Less than a month old, Blakely v. Washington already is changing how the wheels of justice turn.

The June 24 decision declared a convicted kidnapper in Washington state had the right to have a jury, rather than a judge, decide whether certain factors should increase his sentence. Many legal experts argue the ruling extends to federal courts, where judges for years have determined all sorts of facts that lengthen punishment - from the amount of money stolen to whether there were additional victims never mentioned at trial.

In Adams' case, U.S. District Judge Dale Kimball huddled with attorneys and decided to have jurors answer written questions to determine if there were factors that could increase the punishment.

"We felt we could 'Blakely-ize' the verdict form to add interrogatories to allow the jury to find the sentencing enhancements beyond a reasonable doubt," said Paul Warner, the U.S. attorney for Utah.

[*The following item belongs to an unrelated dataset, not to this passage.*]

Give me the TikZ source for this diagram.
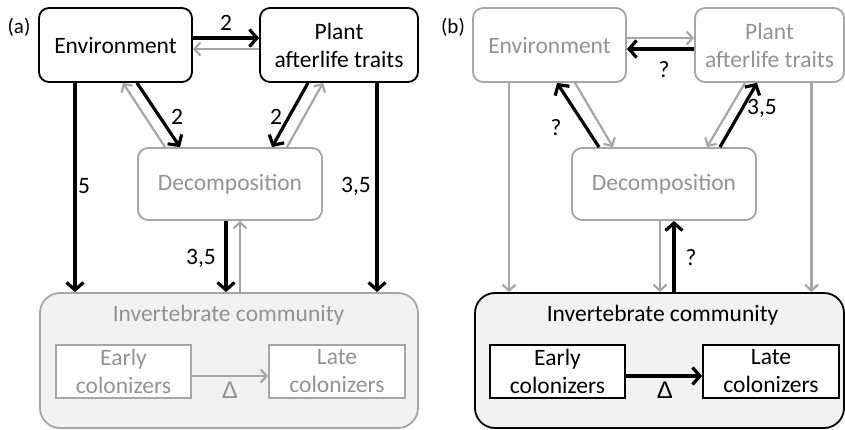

The jurors returned July 12 with a guilty verdict on all 17 drug and money laundering charges against Adams, as well as a finding that he had possessed at least 50 grams of methamphetamine and laundered $312,085. The jury also decided Adams was an organizer or leader of a criminal activity that involved at least five participants.

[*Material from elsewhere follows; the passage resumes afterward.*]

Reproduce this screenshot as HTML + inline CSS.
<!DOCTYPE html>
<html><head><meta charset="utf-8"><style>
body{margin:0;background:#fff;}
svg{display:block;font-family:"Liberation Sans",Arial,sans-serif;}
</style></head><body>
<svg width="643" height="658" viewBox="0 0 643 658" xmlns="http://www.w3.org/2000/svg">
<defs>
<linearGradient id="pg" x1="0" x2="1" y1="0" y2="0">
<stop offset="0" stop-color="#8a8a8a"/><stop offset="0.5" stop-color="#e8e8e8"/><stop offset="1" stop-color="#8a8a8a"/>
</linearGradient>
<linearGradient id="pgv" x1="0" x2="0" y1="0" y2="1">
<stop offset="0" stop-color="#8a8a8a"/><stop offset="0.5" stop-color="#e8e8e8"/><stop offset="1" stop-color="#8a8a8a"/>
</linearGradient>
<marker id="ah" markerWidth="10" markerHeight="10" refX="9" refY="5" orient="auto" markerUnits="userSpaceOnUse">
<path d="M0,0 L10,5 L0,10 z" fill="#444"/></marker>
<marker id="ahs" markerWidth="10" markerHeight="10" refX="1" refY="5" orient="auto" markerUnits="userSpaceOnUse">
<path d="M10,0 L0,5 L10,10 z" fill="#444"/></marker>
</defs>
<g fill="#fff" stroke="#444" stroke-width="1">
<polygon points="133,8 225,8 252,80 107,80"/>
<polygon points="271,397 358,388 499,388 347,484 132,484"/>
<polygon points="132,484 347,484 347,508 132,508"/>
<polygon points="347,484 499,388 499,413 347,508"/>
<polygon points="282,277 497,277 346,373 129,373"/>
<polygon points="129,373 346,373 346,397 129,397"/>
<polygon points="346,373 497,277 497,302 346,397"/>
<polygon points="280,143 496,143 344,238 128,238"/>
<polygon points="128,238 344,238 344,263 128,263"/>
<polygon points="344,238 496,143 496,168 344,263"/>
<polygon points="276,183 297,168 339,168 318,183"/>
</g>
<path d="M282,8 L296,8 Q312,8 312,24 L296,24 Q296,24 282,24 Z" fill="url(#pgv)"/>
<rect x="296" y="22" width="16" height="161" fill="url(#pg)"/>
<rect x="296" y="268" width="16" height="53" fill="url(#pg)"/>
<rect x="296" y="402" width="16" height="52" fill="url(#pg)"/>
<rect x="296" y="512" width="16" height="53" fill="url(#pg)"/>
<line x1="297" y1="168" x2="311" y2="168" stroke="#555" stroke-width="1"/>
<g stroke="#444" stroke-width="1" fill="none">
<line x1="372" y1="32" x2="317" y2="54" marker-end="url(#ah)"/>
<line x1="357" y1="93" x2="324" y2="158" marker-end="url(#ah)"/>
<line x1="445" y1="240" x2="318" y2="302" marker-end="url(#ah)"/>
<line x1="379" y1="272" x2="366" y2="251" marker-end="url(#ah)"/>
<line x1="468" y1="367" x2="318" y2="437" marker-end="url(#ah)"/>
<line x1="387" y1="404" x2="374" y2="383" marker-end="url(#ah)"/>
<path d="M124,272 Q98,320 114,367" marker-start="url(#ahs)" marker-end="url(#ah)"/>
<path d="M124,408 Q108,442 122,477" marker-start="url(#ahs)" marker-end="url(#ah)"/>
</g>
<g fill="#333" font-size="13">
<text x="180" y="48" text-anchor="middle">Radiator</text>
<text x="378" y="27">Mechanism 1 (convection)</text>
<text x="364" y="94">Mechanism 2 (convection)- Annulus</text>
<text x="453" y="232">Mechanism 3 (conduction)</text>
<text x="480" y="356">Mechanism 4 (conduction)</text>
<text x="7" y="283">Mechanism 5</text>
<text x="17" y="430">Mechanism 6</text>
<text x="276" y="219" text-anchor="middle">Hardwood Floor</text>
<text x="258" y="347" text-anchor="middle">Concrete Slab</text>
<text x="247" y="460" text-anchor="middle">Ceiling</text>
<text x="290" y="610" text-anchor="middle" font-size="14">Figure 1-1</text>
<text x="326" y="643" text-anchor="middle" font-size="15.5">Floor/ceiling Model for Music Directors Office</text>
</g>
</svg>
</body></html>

Those decisions will help determine the sentence Adams receives on Oct. 12.

Boren, who pleaded guilty to passing forged checks, was sentenced Tuesday to an 8-month term, less than prosecutors wanted. U.S. District Judge Ted Stewart declined to consider allegations that would have pushed the sentence range to 15 to 21 months.

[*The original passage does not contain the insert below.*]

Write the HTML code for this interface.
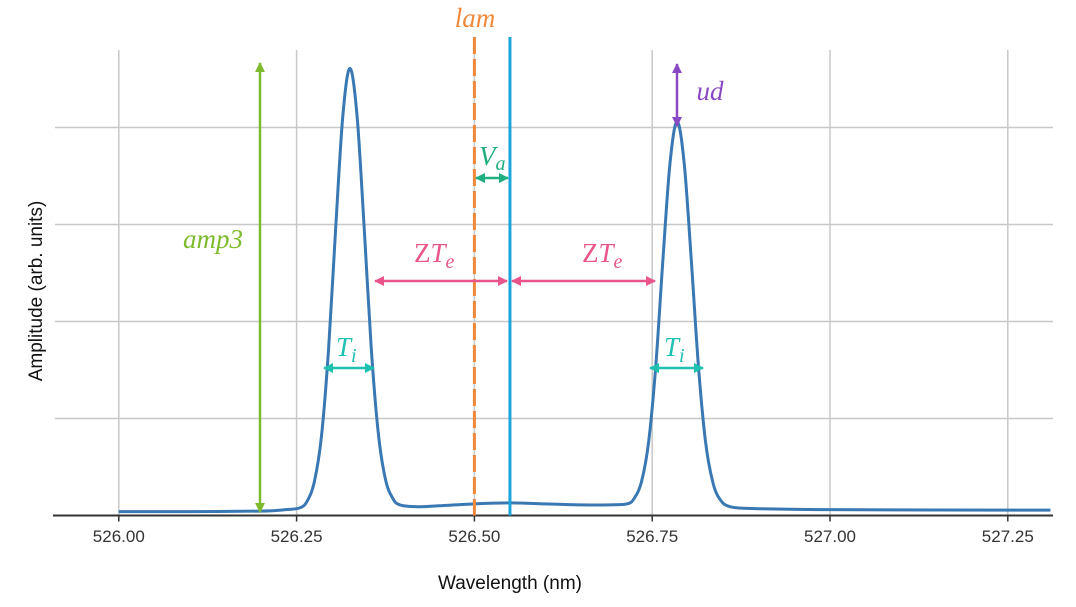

Prosecutors had argued more money was involved than the $3,310.87 admitted by Boren. But defense attorney Jamie Zenger responded that a jury would have to decide beyond a reasonable doubt that there was a higher amount, and one never did.

Utah's federal judges have disagreed about whether the guidelines remain constitutional.

But Warner said his prosecutors meet twice daily for Blakely screenings, where they make sure all factors affecting a sentence, such as drug quantities, are included in indictments and plea bargains.

Although the U.S. Justice Department argues the high court ruling does not apply to federal sentencing guidelines, "we feel out of an abundance of caution we need to do exactly what we're doing," Warner said.

The guidelines, which went into effect in 1987, were designed to provide fairness in sentences. A sentencing range is established by the type of offense and the defendant's criminal record.

The possible punishment is increased or decreased based on aggravating factors and mitigating circumstances.

The enhancements are the sticking point. A jury decides whether a defendant is guilty of a crime beyond a reasonable doubt, but a judge uses a lower standard - a preponderance of the evidence, or finding that a fact is more probable than not - to determine whether to increase punishment.

Ryan King, a research associate at The Sentencing Project, a Washington, D.C., organization that develops alternative sentencing programs, said sentences can jump dramatically under the guidelines.

"You could go from a five-year sentence to a 20-year sentence based on information that's not proven beyond a reasonable doubt," he said.

King acknowledged the Blakely ruling has sparked concerns about backlogs, but predicted the justice system will adjust.

"We don't want to lose sight of the core value of the decision," he said. "It's a significant step forward for the rights of the defendant under the Sixth Amendment," which provides the right to trial by jury.

However, Michael Goldsmith, a Brigham Young University law professor, predicts "an unbelievable mess" if the Supreme Court decides juries must determine all sentencing factors. Courts will clog as trials become longer and defense attorneys request new sentencings for clients already serving time, he said.

If the guidelines are thrown out, defendants will have fewer safeguards, said Goldsmith, a former member of the U.S. Sentencing Commission, the agency that developed the guidelines. "Prior to the guideline system, a judge could impose any penalty within the statutory range without any explanation," Goldsmith said. "He could give a tough sentence because he didn't like the way you looked or because you were a minority."